My Department is considering proposals submitted by the military authorities for the 2004 programme of courtesy visits abroad to be undertaken by Naval Service vessels. As the proposals are under examination in the context of the service's operational commitments for 2004, I do not intend to give details at this stage. It is hoped, however, that a substantial promotional element will be included. In considering the 2004 proposals, I need to consider the possible increased commitment which may be required from the Naval Service to assist the Defence Forces contingent serving in Liberia, as well as its core operational functions such as fishery protection duties. Over 90% of the Naval Service's effort is devoted to fisheries protection. It is committed to undertaking a minimum number of patrol days on such duties under the terms of the memorandum of understanding agreed between my Department and the Department of Communications, Marine and Natural Resources. The target number of days in 2003 was 1,353, an increase of 10% on the 2002 figures. Discussions on the target number of fishery protection patrol days for 2004 are due to commence shortly. The Naval Service commitment to fishery protection, together with other operational and training demands, may curtail somewhat the scope for courtesy visits in 2004.

The Minister mentioned Liberia. Does he agree that Liberia must take precedence over promotional visits? I hope that goes without saying. While the navy personnel are certainly excellent ambassadors — I saw their public relations skills when I was Lord Mayor — would he agree that this is not a good use of resources? TheLE Róisín recently visited Savannah, in the USA. Did Enterprise Ireland pay the Department for the use of this vessel? What sort of business arrangement was in place?

There have been a number of visits recently. The last major visit was to Savannah, but the previous year it was Hong Kong, China and the Far East. I am not able to provide the exact details, but reciprocal arrangements are made for certain aspects of the cost. We must bear in mind that the bill would be the same whether the vessel was used for fishery protection or an expedition for promoting Ireland. I agree with Deputy Gormley that supporting Liberia is a strong reason for the Naval Service to work outside fishery protection. It should still be possible to make an arrangement with Enterprise Ireland and the Department of Enterprise, Trade and Employment, primarily because of the success of these trips and the numbers of business people who have participated from all the countries visited. They were regarded as exceptionally successful as a business opportunity for promoting Ireland and attracting investment.

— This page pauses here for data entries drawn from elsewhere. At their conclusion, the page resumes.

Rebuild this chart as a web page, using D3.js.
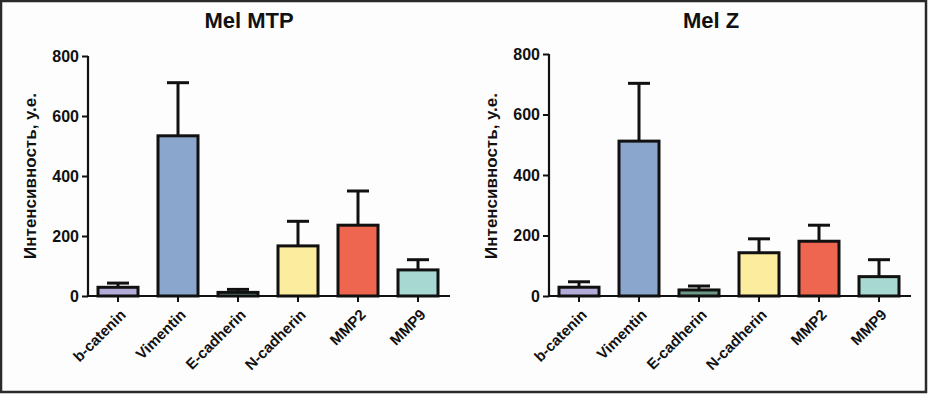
<!DOCTYPE html>
<html lang="ru">
<head>
<meta charset="UTF-8" />
<title>Mel MTP / Mel Z</title>
<style>
  html, body { margin: 0; padding: 0; background: #fdfdfd; }
  svg { display: block; font-family: Arial, "Liberation Sans", sans-serif; }
</style>
</head>
<body>
<svg id="chart" width="928" height="394"></svg>
<script src="https://d3js.org/d3.v7.min.js"></script>
<script>
// categories and values
var categories = ["b-catenin", "Vimentin", "E-cadherin", "N-cadherin", "MMP2", "MMP9"];
var barColors = ["#b4acd8", "#8ba6cd", "#6e9886", "#fcec9e", "#ef6650", "#a8d8d2"];

var mtpMean = [29, 534, 12, 167, 236, 87];
var mtpErr  = [43, 711, 22, 249, 350, 121];

var zMean = [29, 512, 20, 143, 181, 64];
var zErr  = [47, 703, 33, 189, 234, 120];

var yTicks = [0, 200, 400, 600, 800];
var yLabel = "Интенсивность, у.е.";

var svg = d3.select("#chart");

// frame round the whole figure
svg.append("rect")
   .attr("x", 1).attr("y", 1)
   .attr("width", 925).attr("height", 391)
   .attr("fill", "#fdfdfd")
   .attr("stroke", "#2a2a2a")
   .attr("stroke-width", 2.5);

function drawPanel(opts) {
  var g = svg.append("g");

  var x = d3.scaleBand()
            .domain(categories)
            .range([opts.left, opts.left + 360])
            .paddingInner(1 / 3)
            .paddingOuter(1 / 6);

  var y = d3.scaleLinear()
            .domain([0, 800])
            .range([296, opts.top]);

  var data = categories.map(function(c, i) {
    return { cat: c, mean: opts.mean[i], err: opts.err[i], color: barColors[i] };
  });

  // error bars (upper only), drawn under the bars
  g.selectAll(".stem").data(data).enter().append("line")
   .attr("x1", function(d) { return x(d.cat) + x.bandwidth() / 2; })
   .attr("x2", function(d) { return x(d.cat) + x.bandwidth() / 2; })
   .attr("y1", function(d) { return y(d.mean); })
   .attr("y2", function(d) { return y(d.err); })
   .attr("stroke", "#111").attr("stroke-width", 3);

  g.selectAll(".cap").data(data).enter().append("line")
   .attr("x1", function(d) { return x(d.cat) + x.bandwidth() / 2 - 11; })
   .attr("x2", function(d) { return x(d.cat) + x.bandwidth() / 2 + 11; })
   .attr("y1", function(d) { return y(d.err); })
   .attr("y2", function(d) { return y(d.err); })
   .attr("stroke", "#111").attr("stroke-width", 3);

  g.selectAll(".bar").data(data).enter().append("rect")
   .attr("x", function(d) { return x(d.cat); })
   .attr("y", function(d) { return y(d.mean); })
   .attr("width", x.bandwidth())
   .attr("height", function(d) { return y(0) - y(d.mean); })
   .attr("fill", function(d) { return d.color; })
   .attr("stroke", "#111")
   .attr("stroke-width", 3);

  // y axis
  var yAxis = d3.axisLeft(y).tickValues(yTicks).tickSize(6).tickPadding(3);
  var ya = g.append("g")
            .attr("transform", "translate(" + opts.left + ",0)")
            .call(yAxis);
  ya.select(".domain").attr("stroke", "#111").attr("stroke-width", 2.2)
    .attr("d", "M0," + y(800) + "V" + y(0));
  ya.selectAll(".tick line").attr("stroke", "#111").attr("stroke-width", 2);
  ya.selectAll(".tick text")
    .attr("fill", "#111")
    .style("font-size", "16px")
    .style("font-weight", "bold");

  // x axis with slanted labels
  var xAxis = d3.axisBottom(x).tickSize(6).tickSizeOuter(0);
  var xa = g.append("g")
            .attr("transform", "translate(0,296)")
            .call(xAxis);
  xa.select(".domain").attr("stroke", "#111").attr("stroke-width", 2.2)
    .attr("d", "M" + opts.left + ",0H" + (opts.left + 362));
  xa.selectAll(".tick line").attr("stroke", "#111").attr("stroke-width", 2);
  xa.selectAll(".tick text")
    .attr("x", 0).attr("y", 0).attr("dy", "0.35em")
    .attr("transform", "translate(5,16) rotate(-45)")
    .style("text-anchor", "end")
    .attr("fill", "#111")
    .style("font-size", "15px")
    .style("font-weight", "bold");

  // axis title
  g.append("text")
   .attr("transform", "translate(" + (opts.left - 52) + ",176) rotate(-90)")
   .attr("text-anchor", "middle")
   .attr("fill", "#111")
   .style("font-size", "17px")
   .style("font-weight", "bold")
   .text(yLabel);

  // panel title
  g.append("text")
   .attr("x", opts.titleX)
   .attr("y", 28)
   .attr("text-anchor", "middle")
   .attr("fill", "#111")
   .style("font-size", "22px")
   .style("font-weight", "bold")
   .text(opts.title);
}

drawPanel({ left: 88, top: 56, mean: mtpMean, err: mtpErr, title: "Mel MTP", titleX: 249 });
drawPanel({ left: 549, top: 54, mean: zMean, err: zErr, title: "Mel Z", titleX: 711 });
</script>
</body>
</html>
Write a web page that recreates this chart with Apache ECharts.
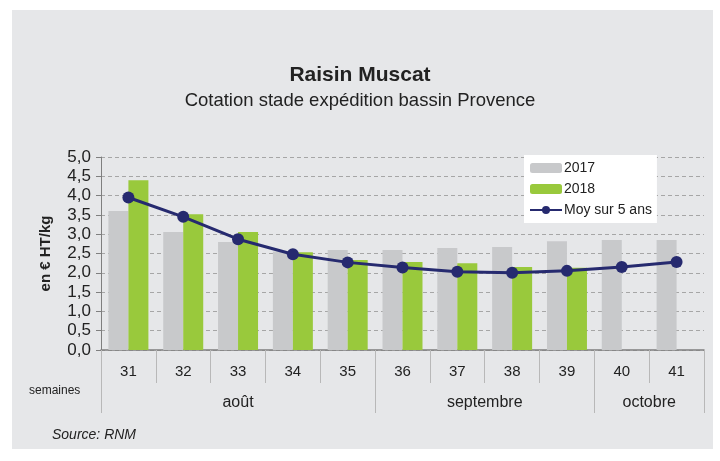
<!DOCTYPE html>
<html>
<head>
<meta charset="utf-8">
<script src="https://cdn.jsdelivr.net/npm/echarts@6/dist/echarts.min.js"></script>
<style>
  html, body { margin: 0; padding: 0; background: #fff; }
  #panel { position: absolute; left: 12px; top: 10px; width: 701px; height: 439px; background: #e6e7e9; }
  #chart { position: absolute; left: 0; top: 0; width: 720px; height: 461px; }
</style>
</head>
<body>
<div id="panel"></div>
<div id="chart"></div>
<script>
// semaines
let weeks = ['31', '32', '33', '34', '35', '36', '37', '38', '39', '40', '41'];
let months = ['août', 'septembre', 'octobre'];
let monthSpans = [5, 4, 2];

let prix2017 = [3.60, 3.06, 2.80, 2.55, 2.59, 2.59, 2.64, 2.67, 2.82, 2.85, 2.85];
let prix2018 = [4.40, 3.52, 3.06, 2.53, 2.33, 2.28, 2.25, 2.15, 2.13, null, null];
let moy5ans = [3.95, 3.45, 2.87, 2.48, 2.27, 2.14, 2.03, 2.00, 2.05, 2.15, 2.28];

// bornes et centres des mois (en unités de catégories)
let bounds = [0];
let centers = [];
monthSpans.forEach(function (n, i) {
    centers.push(bounds[i] + n / 2);
    bounds.push(bounds[i] + n);
});

let chart = echarts.init(document.getElementById('chart'));
let font = 'Liberation Sans, Arial, sans-serif';

let option = {
    backgroundColor: 'transparent',
    textStyle: {fontFamily: font},
    title: [
        {
            text: 'Raisin Muscat',
            left: 'center', top: 60,
            textStyle: {fontSize: 21, fontWeight: 'bold', color: '#222', fontFamily: font}
        },
        {
            text: 'Cotation stade expédition bassin Provence',
            left: 'center', top: 86,
            textStyle: {fontSize: 18.5, fontWeight: 'normal', color: '#222', fontFamily: font}
        },
        {
            text: 'semaines',
            left: 24, top: 380,
            textStyle: {fontSize: 12, fontWeight: 'normal', color: '#222', fontFamily: font}
        },
        {
            text: 'Source: RNM',
            left: 47, top: 423,
            textStyle: {fontSize: 14, fontWeight: 'normal', fontStyle: 'italic', color: '#222', fontFamily: font}
        }
    ],
    legend: {
        orient: 'vertical',
        left: 524, top: 155,
        backgroundColor: '#fff',
        padding: [6, 5, 6, 5],
        itemGap: 7,
        itemWidth: 32,
        itemHeight: 10,
        textStyle: {fontSize: 14, color: '#222', padding: [0, 0, 0, -3]},
        data: ['2017', '2018', 'Moy sur 5 ans']
    },
    grid: {left: 101, right: 16, top: 157, bottom: 111},
    xAxis: [
        {
            type: 'category',
            data: weeks,
            axisLine: {lineStyle: {color: '#7f7f7f', width: 1.5}},
            axisTick: {show: true, interval: 0, length: 33, lineStyle: {color: '#b8b8b8'}},
            axisLabel: {fontSize: 15, color: '#222', margin: 14}
        },
        {
            type: 'value',
            min: 0, max: weeks.length,
            position: 'bottom',
            axisLine: {show: false},
            splitLine: {show: false},
            axisTick: {show: true, customValues: bounds, length: 63, lineStyle: {color: '#b8b8b8'}},
            axisLabel: {
                customValues: centers,
                fontSize: 16, color: '#222', margin: 45,
                formatter: function (v) { return months[centers.indexOf(v)]; }
            }
        }
    ],
    yAxis: {
        type: 'value',
        min: 0, max: 5, interval: 0.5,
        name: 'en € HT/kg',
        nameLocation: 'middle',
        nameGap: 48,
        nameTextStyle: {fontSize: 15, fontWeight: 'bold', color: '#222'},
        axisLine: {show: true, lineStyle: {color: '#7f7f7f'}},
        axisTick: {show: true, length: 5, lineStyle: {color: '#7f7f7f'}},
        axisLabel: {
            fontSize: 17, color: '#222', margin: 10,
            formatter: function (v) { return v.toFixed(1).replace('.', ','); }
        },
        splitLine: {lineStyle: {color: '#a6a6a6', type: [4, 3]}}
    },
    series: [
        {
            name: '2017', type: 'bar', data: prix2017,
            barWidth: 20, barGap: '0%',
            itemStyle: {color: '#c8c9cb'}
        },
        {
            name: '2018', type: 'bar', data: prix2018,
            barWidth: 20,
            itemStyle: {color: '#99c93c'}
        },
        {
            name: 'Moy sur 5 ans', type: 'line', data: moy5ans,
            symbol: 'circle', symbolSize: 12,
            lineStyle: {color: '#262a6f', width: 3},
            itemStyle: {color: '#262a6f'},
            z: 5
        }
    ]
};

chart.setOption(option);
</script>
</body>
</html>
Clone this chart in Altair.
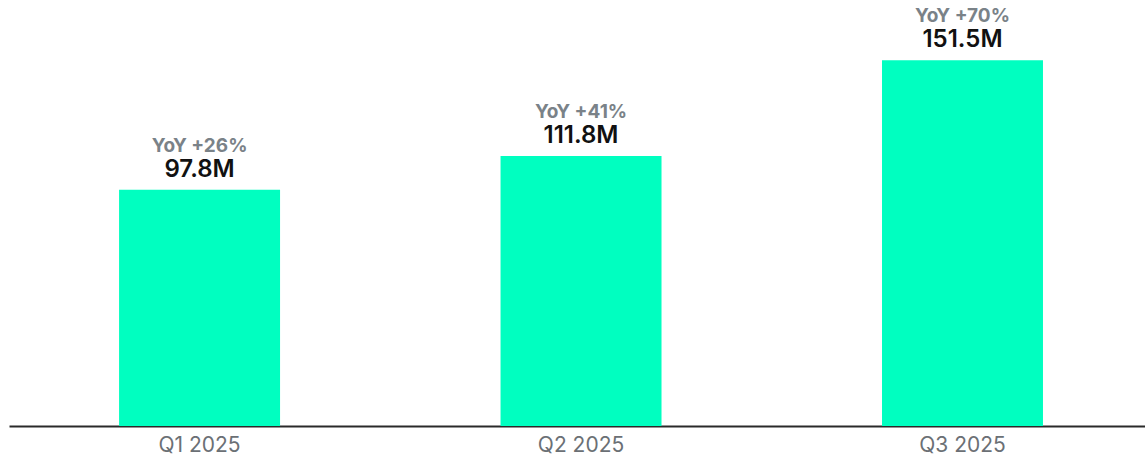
import altair as alt
import pandas as pd

quarters = ["Q1 2025", "Q2 2025", "Q3 2025"]
values = [97.8, 111.8, 151.5]
value_labels = ["97.8M", "111.8M", "151.5M"]
yoy_labels = ["YoY +26%", "YoY +41%", "YoY +70%"]

df = pd.DataFrame({"q": quarters, "v": values, "lab": value_labels, "yoy": yoy_labels})

FONT = "Inter"

x = alt.X("q:N", sort=quarters, title=None,
          scale=alt.Scale(paddingInner=0.578, paddingOuter=0.278, align=0.519),
          axis=alt.Axis(labelAngle=0, ticks=False, domain=True, domainColor="#2a2a2a",
                        domainWidth=2, labelFont=FONT, labelFontSize=21, labelColor="#6b7075",
                        labelPadding=8, grid=False))
y = alt.Y("v:Q", scale=alt.Scale(domain=[0, 176.4], nice=False), axis=None)

base = alt.Chart(df).encode(x=x, y=y)

bars = base.mark_bar(color="#00FFC0")
vals = base.mark_text(dy=-13, baseline="alphabetic", font=FONT, fontSize=24, fontWeight=600,
                      color="#111111").encode(text="lab:N")
yoy = base.mark_text(dy=-38, baseline="alphabetic", font=FONT, fontSize=19, fontWeight=700,
                     color="#7a8288").encode(text="yoy:N")

chart = (bars + vals + yoy).properties(
    width=1136, height=426,
    padding={"left": 9, "top": 0, "right": 0, "bottom": 33},
    autosize=alt.AutoSizeParams(type="none"),
).configure(background="white").configure_view(strokeWidth=0, stroke="transparent")

chart.save("out.html", embed_options={"renderer": "svg", "actions": False})
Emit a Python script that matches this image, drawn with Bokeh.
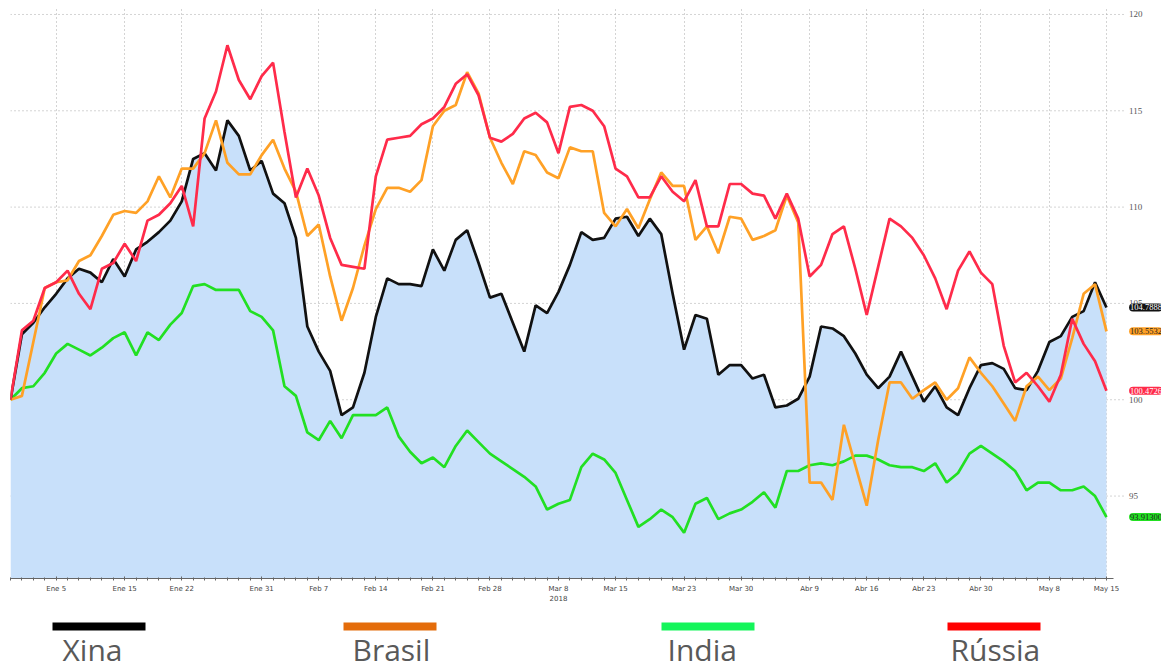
import pandas as pd
from bokeh.plotting import figure
from bokeh.models import Range1d, FixedTicker, ColumnDataSource
from bokeh.layouts import column
from bokeh.core.properties import value
from bokeh.embed import file_html
from bokeh.resources import INLINE

# ---------------- data ----------------
start_date = "2018-01-01"
end_date = "2018-05-15"

xina = [100.0, 103.4, 104.0, 104.8, 105.5, 106.3, 106.8, 106.6, 106.1, 107.3,
        106.4, 107.8, 108.2, 108.7, 109.3, 110.3, 112.5, 112.8, 111.9, 114.5,
        113.7, 111.9, 112.4, 110.7, 110.2, 108.4, 103.8, 102.5, 101.5, 99.2,
        99.6, 101.4, 104.3, 106.3, 106.0, 106.0, 105.9, 107.8, 106.7, 108.3,
        108.8, 107.1, 105.3, 105.5, 104.0, 102.5, 104.9, 104.5, 105.6, 107.0,
        108.7, 108.3, 108.4, 109.4, 109.5, 108.5, 109.4, 108.6, 105.5, 102.6,
        104.4, 104.2, 101.3, 101.8, 101.8, 101.1, 101.3, 99.6, 99.7, 100.05,
        101.2, 103.8, 103.7, 103.3, 102.4, 101.3, 100.6, 101.2, 102.5, 101.2,
        99.9, 100.7, 99.6, 99.2, 100.6, 101.8, 101.9, 101.6, 100.6, 100.5,
        101.5, 103.0, 103.3, 104.3, 104.6, 106.1, 104.79]

brasil = [100.0, 100.2, 103.0, 105.8, 106.1, 106.2, 107.2, 107.5, 108.5, 109.6,
          109.8, 109.7, 110.3, 111.6, 110.5, 112.0, 112.0, 112.8, 114.5, 112.3,
          111.7, 111.7, 112.7, 113.5, 112.0, 110.8, 108.5, 109.1, 106.4, 104.1,
          105.8, 108.0, 109.9, 111.0, 111.0, 110.8, 111.4, 114.2, 115.0, 115.3,
          117.0, 115.9, 113.6, 112.3, 111.2, 112.9, 112.7, 111.8, 111.5, 113.1,
          112.9, 112.9, 109.7, 109.0, 109.9, 108.9, 110.4, 111.8, 111.1, 111.1,
          108.3, 109.0, 107.6, 109.5, 109.4, 108.3, 108.5, 108.8, 110.6, 109.2,
          95.7, 95.7, 94.8, 98.7, 96.6, 94.5, 97.9, 100.9, 100.9, 100.05,
          100.5, 100.9, 100.0, 100.6, 102.2, 101.4, 100.7, 99.8, 98.9, 100.7,
          101.2, 100.5, 101.1, 103.2, 105.5, 106.0, 103.55]

india = [100.0, 100.6, 100.7, 101.4, 102.4, 102.9, 102.6, 102.3, 102.7, 103.2,
         103.5, 102.3, 103.5, 103.1, 103.9, 104.5, 105.9, 106.0, 105.7, 105.7,
         105.7, 104.6, 104.3, 103.6, 100.7, 100.2, 98.3, 97.9, 98.9, 98.0,
         99.2, 99.2, 99.2, 99.6, 98.1, 97.3, 96.7, 97.0, 96.5, 97.6,
         98.4, 97.8, 97.2, 96.8, 96.4, 96.0, 95.5, 94.3, 94.6, 94.8,
         96.5, 97.2, 96.9, 96.2, 94.8, 93.4, 93.8, 94.3, 93.9, 93.1,
         94.6, 94.9, 93.8, 94.1, 94.3, 94.7, 95.2, 94.4, 96.3, 96.3,
         96.6, 96.7, 96.6, 96.8, 97.1, 97.1, 96.9, 96.6, 96.5, 96.5,
         96.3, 96.7, 95.7, 96.2, 97.2, 97.6, 97.2, 96.8, 96.3, 95.3,
         95.7, 95.7, 95.3, 95.3, 95.5, 95.0, 93.91]

russia = [100.0, 103.6, 104.1, 105.8, 106.1, 106.7, 105.5, 104.7, 106.8, 107.1,
          108.1, 107.2, 109.3, 109.6, 110.2, 111.1, 109.0, 114.6, 116.0, 118.4,
          116.6, 115.6, 116.8, 117.5, 113.9, 110.5, 112.0, 110.6, 108.4, 107.0,
          106.9, 106.8, 111.6, 113.5, 113.6, 113.7, 114.3, 114.6, 115.2, 116.4,
          116.9, 115.8, 113.6, 113.4, 113.8, 114.6, 114.9, 114.4, 112.8, 115.2,
          115.3, 115.0, 114.2, 112.0, 111.6, 110.5, 110.5, 111.6, 110.8, 110.3,
          111.4, 109.0, 109.0, 111.2, 111.2, 110.7, 110.6, 109.4, 110.7, 109.4,
          106.4, 107.0, 108.6, 109.0, 106.8, 104.4, 106.9, 109.4, 109.0, 108.4,
          107.5, 106.3, 104.7, 106.7, 107.7, 106.6, 106.0, 102.8, 100.9, 101.4,
          100.7, 99.9, 101.3, 104.2, 102.9, 102.0, 100.47]

last_labels = ["104.7888", "103.5532", "100.4726", "93.91300"]

tick_dates = ["2018-01-05", "2018-01-15", "2018-01-22", "2018-01-31", "2018-02-07",
              "2018-02-14", "2018-02-21", "2018-02-28", "2018-03-08", "2018-03-15",
              "2018-03-23", "2018-03-30", "2018-04-09", "2018-04-16", "2018-04-23",
              "2018-04-30", "2018-05-08", "2018-05-15"]
tick_labels = ["Ene 5", "Ene 15", "Ene 22", "Ene 31", "Feb 7", "Feb 14", "Feb 21",
               "Feb 28", "Mar 8\n2018", "Mar 15", "Mar 23", "Mar 30", "Abr 9", "Abr 16",
               "Abr 23", "Abr 30", "May 8", "May 15"]
y_ticks = [95, 100, 105, 110, 115, 120]

legend_names = ["Xina", "Brasil", "India", "Rússia"]
legend_colors = ["#000000", "#E46C0A", "#14F55A", "#FF0000"]

line_colors = {"xina": "#111111", "brasil": "#FFA126", "india": "#22E022", "russia": "#FF2B4A"}

# ---------------- build ----------------
dates = pd.bdate_range(start_date, end_date)
idx = list(range(len(dates)))
date_pos = {d.strftime("%Y-%m-%d"): i for i, d in enumerate(dates)}
tick_pos = [date_pos[d] for d in tick_dates]
minor_pos = [i for i in idx if i not in tick_pos]
last = idx[-1]

src = ColumnDataSource(dict(x=idx, xina=xina, brasil=brasil, india=india, russia=russia,
                            base=[80.0] * len(idx)))

p = figure(width=1161, height=608, output_backend="svg", toolbar_location=None,
           x_range=Range1d(0, 100.82), y_range=Range1d(90.72, 120.31),
           y_axis_type=None,
           min_border_left=10, min_border_right=0, min_border_top=8, min_border_bottom=30)
p.outline_line_color = None
p.background_fill_color = "white"

# horizontal dotted grid (ends before the value labels)
p.segment(x0=[0] * len(y_ticks), x1=[last + 1.6] * len(y_ticks), y0=y_ticks, y1=y_ticks,
          line_color="#a8a8a8", line_dash="1 3", line_width=1)

p.varea(x="x", y1="base", y2="xina", source=src, fill_color="#C8E0FA")

line_w = 2.7
for key in ["india", "xina", "brasil", "russia"]:
    p.line("x", key, source=src, line_color=line_colors[key], line_width=line_w)

# x axis
xa = p.xaxis[0]
xa.bounds = (0, 96.6)
xa.ticker = FixedTicker(ticks=tick_pos, minor_ticks=minor_pos)
xa.major_label_overrides = {pos: lab for pos, lab in zip(tick_pos, tick_labels)}
xa.major_label_text_font = "DejaVu Sans"
xa.major_label_text_font_size = "7px"
xa.major_label_text_color = "#444444"
xa.major_label_text_line_height = 1.3
xa.major_label_standoff = 4
xa.axis_line_color = "#666666"
xa.major_tick_line_color = "#666666"
xa.minor_tick_line_color = "#666666"
xa.major_tick_in = 2
xa.major_tick_out = 2
xa.minor_tick_in = 1
xa.minor_tick_out = 2

g = p.xgrid[0]
g.grid_line_color = "#a8a8a8"
g.grid_line_dash = "1 3"
g.grid_line_width = 1
g.ticker = FixedTicker(ticks=tick_pos)

# right-hand value scale (text)
lab_x = last + 1.98
p.text(x=[lab_x] * len(y_ticks), y=y_ticks, text=[str(t) for t in y_ticks],
       text_font=value("Liberation Serif"), text_font_size="9px",
       text_color="#555555", text_baseline="middle", text_align="left")

# end-value tags
tag_vals = [xina[-1], brasil[-1], russia[-1], india[-1]]
tag_bg = [line_colors["xina"], line_colors["brasil"], line_colors["russia"], line_colors["india"]]
tag_fg = ["white", "#222222", "white", "#222222"]
tag_src = ColumnDataSource(dict(x=[lab_x] * 4, y=tag_vals, t=last_labels, bg=tag_bg, fg=tag_fg))
p.text(x="x", y="y", text="t", source=tag_src,
       text_font=value("Liberation Serif"), text_font_size="8.5px",
       text_color="fg", text_baseline="middle", text_align="left",
       background_fill_color="bg", padding=1, border_radius=4)

# ---------------- legend strip ----------------
leg = figure(width=1161, height=62, output_backend="svg", toolbar_location=None,
             x_range=Range1d(10, 1161), y_range=Range1d(62, 0),
             x_axis_type=None, y_axis_type=None,
             min_border_left=10, min_border_right=0, min_border_top=0, min_border_bottom=0)
leg.outline_line_color = None

bar_left = [52, 343, 661, 947]
bar_w = 93
text_left = [62, 352, 667, 950]
leg_src = ColumnDataSource(dict(
    xc=[b + bar_w / 2 for b in bar_left], yc=[18] * 4, col=legend_colors,
    tx=text_left, ty=[61] * 4, name=legend_names))
leg.rect(x="xc", y="yc", width=bar_w, height=8, fill_color="col", line_color=None,
         source=leg_src)
leg.text(x="tx", y="ty", text="name", source=leg_src, text_font=value("Open Sans"),
         text_font_size="30px", text_color="#595959", text_baseline="bottom")

layout = column(p, leg, spacing=0)
open("out.html", "w").write(file_html(layout, INLINE))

We also undertake these trips in order to provide experience for members of our Naval Service. Many of them do not have an opportunity for overseas duties, unlike the general Defence Forces, and they welcome these opportunities. Members of the navy are always anxious to be facilitated in this regard. However, I can only do this in the context of other demands. Fishery protection comes first and Liberia comes second, followed by these visits.

Will the Minister provide information about the actual cost of these trips?

I am quite sure that to hire a ship of that sort for three months is quite costly. Will Enterprise Ireland refund the Department?

The additional cost of the trip to Savannah last year — the costs which would not have arisen if there had been no visit to Savannah — was €12,000. I will provide the rest of the information to the Deputy.